Sunday, September 28, 2008

Palin's confidence

All silliness aside, I'm beginning to feel a little sorry for Sarah Palin, who has been whisked out of Alaska where she seems to have done a pretty good job of being a mayor and a governor, and foisted onto the world stage where all eyes are on her and her every move is scrutinized. I don't agree with the Judith Warner NY Times piece where she's compared to Elle Woods, but it's worth reading, as Miss Haphazard points out, for the comments. My friend Katie asked me yesterday:
'and do you feel like Palin is going to drop out of the race for "family" reasons? seriously, how can she get through a mental chess game like last night with Joe Biden?'
Tina Fey is does her really well and I admit to giggling this morning as I watched last night's SNL skit but I wonder what kind of long-term damage this will do to her psyche when five or ten years from now she is still the punchline of political jokes. The woman we first saw burst onto that stage with John McCain, in her smart suit and pink lipstick, her shiney brown hair in a jaunty updo; the one that made the men swoon and the women identify with her ("I'm a hockey mom/I have a big family/I have a special needs kid/I hunt moose") is not the same woman we saw crumbling under the pretty fair questioning of Katie Couric. I think she's lost her confidence.

2 comments:

Anonymous said...

I thought the Tina Fey skit last night was so spot-on that it wasn't even funny. It's difficult to satirize someone who is already such a satire, and though Fey has all the physical quirks down, I found myself appalled because everything she was saying that might've been fictional could actually have come from Palin's mouth. It was depressing beyond words. Not even Duffy in her little black bubble suit romper cheered me up.

Anonymous said...

You cannot feel sorry for her. No way, no how. She didn't blink when she accepted the mission, the mission that we're on, to, um, save America from the terrorists and, uh, health care! And tax reduction! She's ready, after all.
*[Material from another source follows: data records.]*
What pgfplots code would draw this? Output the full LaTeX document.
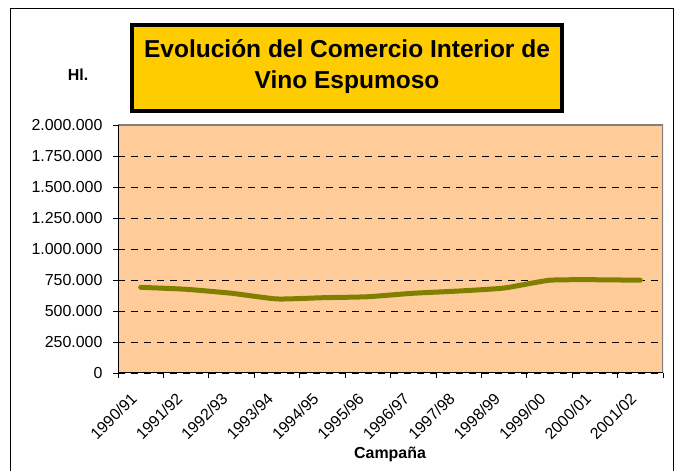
\documentclass[border=0pt]{standalone}
\usepackage{pgfplots}
\pgfplotsset{compat=1.18}
\usepackage{fontspec}
\setmainfont{Liberation Sans}
\definecolor{peach}{HTML}{FFCC99}
\definecolor{titlebg}{HTML}{FFCC00}
\definecolor{olivel}{HTML}{808000}

\begin{document}
\begin{tikzpicture}[x=1bp,y=1bp]
\useasboundingbox (0,0) rectangle (676,471);
% outer frame (bottom edge falls outside the picture)
\draw[black,line width=1bp] (10,-5) -- (10,462) -- (673,462) -- (673,-5);
% title box
\draw[fill=titlebg,line width=3.5bp] (132,446) rectangle (562,360);
\node[align=center,font=\fontsize{24.6}{31}\selectfont\bfseries] at (347,404)
  {Evolución del Comercio Interior de\\Vino Espumoso};
\node[font=\fontsize{16}{19}\selectfont\bfseries] at (78,396) {Hl.};
\node[font=\fontsize{16}{19}\selectfont\bfseries] at (390,17) {Campaña};

\begin{axis}[at={(118bp,98bp)},anchor=south west,
  width=545bp,height=248bp,scale only axis,
  xmin=-0.5,xmax=11.5,ymin=0,ymax=2000000,
  axis line style={draw=none},
  axis background/.style={fill=peach},
  xtick={0,...,11},
  xticklabels={1990/91,1991/92,1992/93,1993/94,1994/95,1995/96,1996/97,1997/98,1998/99,1999/00,2000/01,2001/02},
  minor xtick={-0.5,0.5,...,11.5},
  major x tick style={draw=none},
  ytick={0,250000,500000,750000,1000000,1250000,1500000,1750000,2000000},
  xtick pos=left,ytick pos=left,
  scaled y ticks=false,
  tick align=outside,
  major tick length=5bp,minor tick length=5bp,
  tick style={black,line width=0.8bp},
  ymajorgrids,
  grid style={black,line width=0.8bp,dash pattern=on 7bp off 6bp},
  /pgf/number format/.cd,fixed,1000 sep={.},assume math mode=true,
  /pgfplots/.cd,
  tick label style={font=\fontsize{16}{19}\selectfont},
  yticklabel style={xshift=-7bp},
  xticklabel style={xshift=-11bp,yshift=-12bp,rotate=45,anchor=north east,inner sep=1bp},
]
\addplot[olivel,line width=5bp,line cap=round,smooth,tension=0.3] coordinates {
(0,691000) (1,675000) (2,643000) (3,597000) (4,607000) (5,615000)
(6,643000) (7,661000) (8,685000) (9,748000) (10,752000) (11,748000)};
\draw[gray,line width=1.2bp] (rel axis cs:0,1) -- (rel axis cs:1,1) -- (rel axis cs:1,0);
\draw[black,line width=1bp] (rel axis cs:0,1) -- (rel axis cs:0,0) -- (rel axis cs:1,0);
\end{axis}
\end{tikzpicture}
\end{document}
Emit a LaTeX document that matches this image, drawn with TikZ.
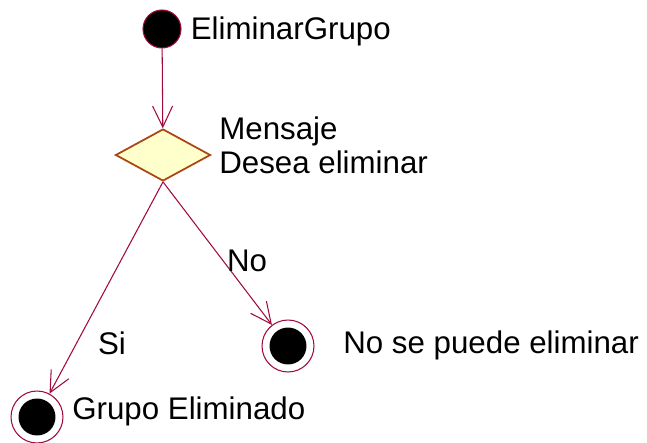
\documentclass[tikz,border=0pt]{standalone}
\usepackage{fontspec}
\setmainfont{Liberation Sans}
\usepackage{xcolor}
\usetikzlibrary{arrows.meta,positioning,shapes.geometric}
\definecolor{umlred}{RGB}{160,10,60}
\definecolor{decborder}{RGB}{170,70,20}
\definecolor{decfill}{RGB}{255,255,204}

\begin{document}
\begin{tikzpicture}[x=0.02cm, y=-0.02cm,
  lbl/.style={font=\fontsize{17.8}{19.5}\selectfont, inner sep=0pt},
  startst/.style={circle, draw=umlred, fill=black, line width=0.6pt,
                  minimum size=0.76cm, inner sep=0pt},
  finalst/.style={circle, draw=umlred, line width=0.6pt, minimum size=1.04cm,
                  inner sep=0pt,
                  path picture={\fill[black] (path picture bounding box.center) circle (0.37cm);}},
  decision/.style={diamond, draw=decborder, fill=decfill, line width=1pt,
                   minimum width=1.9cm, minimum height=1.04cm, inner sep=0pt},
  flow/.style={draw=umlred, line width=0.6pt,
               -{Straight Barb[length=0.42cm, width=0.4cm, line width=0.6pt]}}
]
\useasboundingbox (0,0) rectangle (647,443);

\node[startst] (start) at (162,29) {};
\node[lbl, anchor=west, right=0.18cm of start, yshift=-0.05cm] (startlbl) {EliminarGrupo};

\node[decision] (dec) at (163,155) {};
\node[lbl, anchor=west, align=left] (declbl) at (219,145) {Mensaje\\Desea eliminar};

\node[finalst] (finno) at (288,346) {};
\node[lbl, anchor=west] (finnolbl) at (343,345) {No se puede eliminar};

\node[finalst] (finsi) at (37,417) {};
\node[lbl, anchor=west] (finsilbl) at (72,411) {Grupo Eliminado};

\draw[flow] (start) -- (dec);
\draw[flow] (dec.south) -- (finsi);
\draw[flow] (dec.south) -- (finno);

\node[lbl] (si) at (112,343) {Si};
\node[lbl] (no) at (247,261) {No};
\end{tikzpicture}
\end{document}
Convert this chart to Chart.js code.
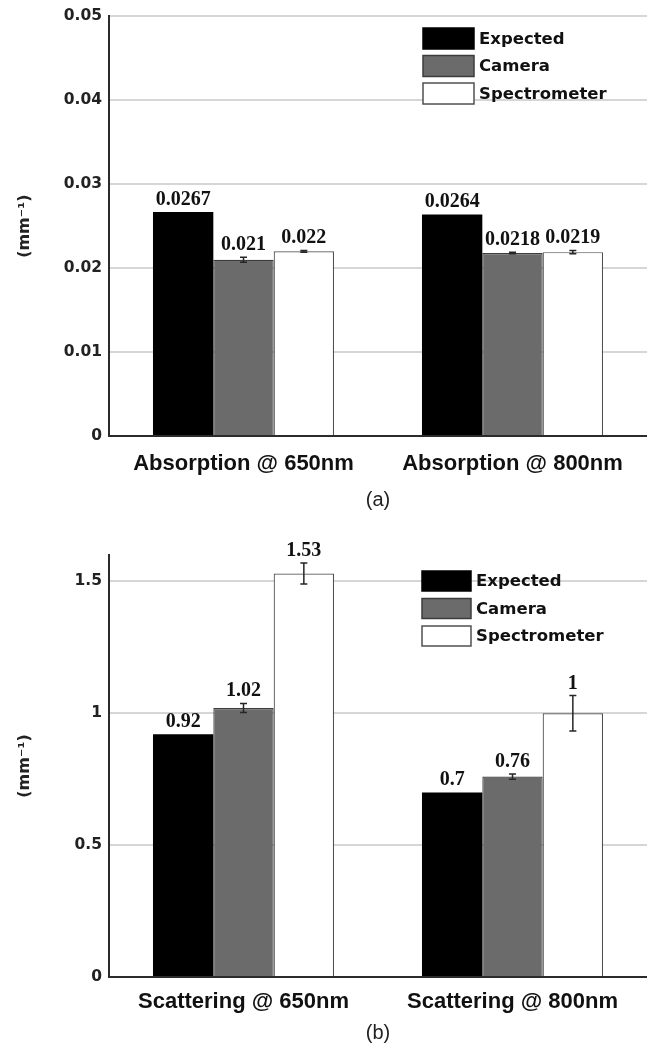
<!DOCTYPE html>
<html>
<head>
<meta charset="utf-8">
<title>Absorption and scattering</title>
<script src="https://cdn.jsdelivr.net/npm/chart.js@4.4.1/dist/chart.umd.min.js"></script>
<style>
  body { margin: 0; background: #fff; }
  canvas { display: block; }
</style>
</head>
<body>
<canvas id="absChart" width="647" height="520"></canvas>
<canvas id="scatChart" width="647" height="528"></canvas>
<script>
const seriesNames = ["Expected", "Camera", "Spectrometer"];
const seriesFill = ["#000000", "#6b6b6b", "#ffffff"];
const seriesEdge = ["#000000", "#3c3c3c", "#505050"];

// (a) absorption coefficients
const absLabels = ["Absorption @ 650nm", "Absorption @ 800nm"];
const absExpected = [0.0267, 0.0264];
const absCamera = [0.021, 0.0218];
const absSpectrometer = [0.022, 0.0219];
const absCameraErr = [0.0003, 0.0001];
const absSpectrometerErr = [0.0001, 0.0002];
const absTicks = [0, 0.01, 0.02, 0.03, 0.04, 0.05];

// (b) scattering coefficients
const scatLabels = ["Scattering @ 650nm", "Scattering @ 800nm"];
const scatExpected = [0.92, 0.7];
const scatCamera = [1.02, 0.76];
const scatSpectrometer = [1.53, 1];
const scatCameraErr = [0.017, 0.01];
const scatSpectrometerErr = [0.04, 0.067];
const scatTicks = [0, 0.5, 1, 1.5];

// error bars + value text above each bar
const barExtras = {
    id: "barExtras",
    afterDatasetsDraw(chart) {
        const ctx = chart.ctx;
        const y = chart.scales.y;
        ctx.save();
        chart.data.datasets.forEach((ds, di) => {
            chart.getDatasetMeta(di).data.forEach((bar, i) => {
                const v = ds.data[i];
                const err = ds.errors ? ds.errors[i] : 0;
                let top = y.getPixelForValue(v);
                if (err) {
                    const hi = y.getPixelForValue(v + err);
                    const lo = y.getPixelForValue(v - err);
                    ctx.strokeStyle = "#262626";
                    ctx.lineWidth = 1.5;
                    ctx.beginPath();
                    ctx.moveTo(bar.x, hi);
                    ctx.lineTo(bar.x, lo);
                    ctx.moveTo(bar.x - 3.5, hi);
                    ctx.lineTo(bar.x + 3.5, hi);
                    ctx.moveTo(bar.x - 3.5, lo);
                    ctx.lineTo(bar.x + 3.5, lo);
                    ctx.stroke();
                    top = Math.min(top, hi);
                }
                ctx.fillStyle = "#111";
                ctx.font = "bold 20px 'Liberation Serif'";
                ctx.textAlign = "center";
                ctx.textBaseline = "alphabetic";
                ctx.fillText(String(v), bar.x, top - 7);
            });
        });
        ctx.restore();
    }
};

// legend with boxes stacked inside the plot
const boxLegend = {
    id: "boxLegend",
    afterDraw(chart, args, opts) {
        const ctx = chart.ctx;
        ctx.save();
        ctx.font = "bold 16.5px 'DejaVu Sans'";
        ctx.textBaseline = "middle";
        ctx.textAlign = "left";
        chart.data.datasets.forEach((ds, i) => {
            const top = opts.y + i * opts.step;
            ctx.fillStyle = ds.backgroundColor;
            ctx.fillRect(opts.x, top, opts.w, opts.h);
            ctx.strokeStyle = i === 0 ? "#000" : ds.borderColor;
            ctx.lineWidth = 1.5;
            ctx.strokeRect(opts.x, top, opts.w, opts.h);
            ctx.fillStyle = "#111";
            ctx.fillText(ds.label, opts.x + opts.w + 5, top + opts.h / 2 + 1);
        });
        ctx.restore();
    }
};

function makeChart(id, labels, values, errors, ticks, yMax, caption, layout) {
    return new Chart(document.getElementById(id), {
        type: "bar",
        data: {
            labels: labels,
            datasets: seriesNames.map((name, i) => ({
                label: name,
                data: values[i],
                errors: errors[i],
                backgroundColor: seriesFill[i],
                borderColor: seriesEdge[i],
                borderWidth: i === 0 ? 0 : 1.2,
                categoryPercentage: 0.673,
                barPercentage: 1
            }))
        },
        options: {
            responsive: false,
            animation: false,
            layout: {padding: {top: layout.top, right: 0, left: 0, bottom: 0}},
            scales: {
                x: {
                    grid: {display: false, drawTicks: false},
                    border: {color: "#2b2b2b", width: 2},
                    ticks: {
                        color: "#111",
                        padding: layout.tickPad,
                        font: {family: "Liberation Sans", size: 22, weight: "bold"}
                    },
                    title: {
                        display: true,
                        text: caption,
                        color: "#222",
                        padding: {top: 0, bottom: layout.capPad},
                        font: {family: "Liberation Sans", size: 20}
                    },
                    afterFit: s => { s.height = layout.xHeight; }
                },
                y: {
                    min: 0,
                    max: yMax,
                    grid: {color: "#d6d6d6", lineWidth: 2, drawTicks: false},
                    border: {color: "#2b2b2b", width: 2},
                    afterBuildTicks: s => { s.ticks = ticks.map(v => ({value: v})); },
                    ticks: {
                        color: "#222",
                        padding: 7,
                        callback: v => String(v),
                        font: {family: "DejaVu Sans", size: 15.5, weight: "bold"}
                    },
                    title: {
                        display: true,
                        text: "(mm⁻¹)",
                        color: "#222",
                        padding: {top: 15, bottom: 0},
                        font: {family: "DejaVu Sans", size: 16, weight: "bold"}
                    },
                    afterFit: s => { s.width = 109; }
                }
            },
            plugins: {
                legend: {display: false},
                tooltip: {enabled: false},
                boxLegend: layout.legend
            }
        },
        plugins: [barExtras, boxLegend]
    });
}

makeChart("absChart", absLabels,
    [absExpected, absCamera, absSpectrometer],
    [null, absCameraErr, absSpectrometerErr],
    absTicks, 0.05, "(a)",
    {top: 14, tickPad: 15, capPad: 8, xHeight: 84,
     legend: {x: 423, y: 28, w: 51, h: 21, step: 27.5}});

makeChart("scatChart", scatLabels,
    [scatExpected, scatCamera, scatSpectrometer],
    [null, scatCameraErr, scatSpectrometerErr],
    scatTicks, 1.6, "(b)",
    {top: 35, tickPad: 12, capPad: 3, xHeight: 71,
     legend: {x: 422, y: 51, w: 49, h: 20, step: 27.5}});
</script>
</body>
</html>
Neither can we blink when faced with the absurd (yet real) possibility that she could be the Vice President of the United States of America. And dare we utter it -- President.

Forget for a moment the unappealing spectacle of someone squirming uncomfortably under the harsh gaze of an interview (albeit with a very gentle questioner) and think of all she represents -- an uncurious mind (equating any form of international travel as elitist), mendacious policy (get raped? sorry, but that's gonna cost ya! and that baby? gotta keep it!), backwards view of 21st century life as we know it (global warming; God's particular interest in, variously, the United States of America, our holy war against the terrorists in Iraq, oil pipeline projects; creationism; gays and lesbians); abuse of power (troopergate); and on and on. Palin is not deserving of our pity; rather, she warrants our abject fear and shock.

I mean, really:

COURIC: You've cited Alaska's proximity to Russia as part of your foreign policy experience. What did you mean by that?

PALIN: That Alaska has a very narrow maritime border between a foreign country, Russia, and on our other side, the land-- boundary that we have with-- Canada. It-- it's funny that a comment like that was-- kind of made to-- cari-- I don't know, you know? Reporters--

COURIC: Mock?

PALIN: Yeah, mocked, I guess that's the word, yeah.

COURIC: Explain to me why that enhances your foreign policy credentials.

PALIN: Well, it certainly does because our-- our next door neighbors are foreign countries. They're in the state that I am the executive of. And there in Russia--

COURIC: Have you ever been involved with any negotiations, for example, with the Russians?

PALIN: We have trade missions back and forth. We-- we do-- it's very important when you consider even national security issues with Russia as Putin rears his head and comes into the air space of the United States of America, where-- where do they go? It's Alaska. It's just right over the border. It is-- from Alaska that we send those out to make sure that an eye is being kept on this very powerful nation, Russia, because they are right there. They are right next to-- to our state.

[note: the foregoing was NOT an SNL skit. And Fey should be giving a cut of her salary to Palin for writing her lines for her.]

Feel sorry for the 40% or so of Amur'cans who think Palin in office would be just swell. They're much more deserving of it.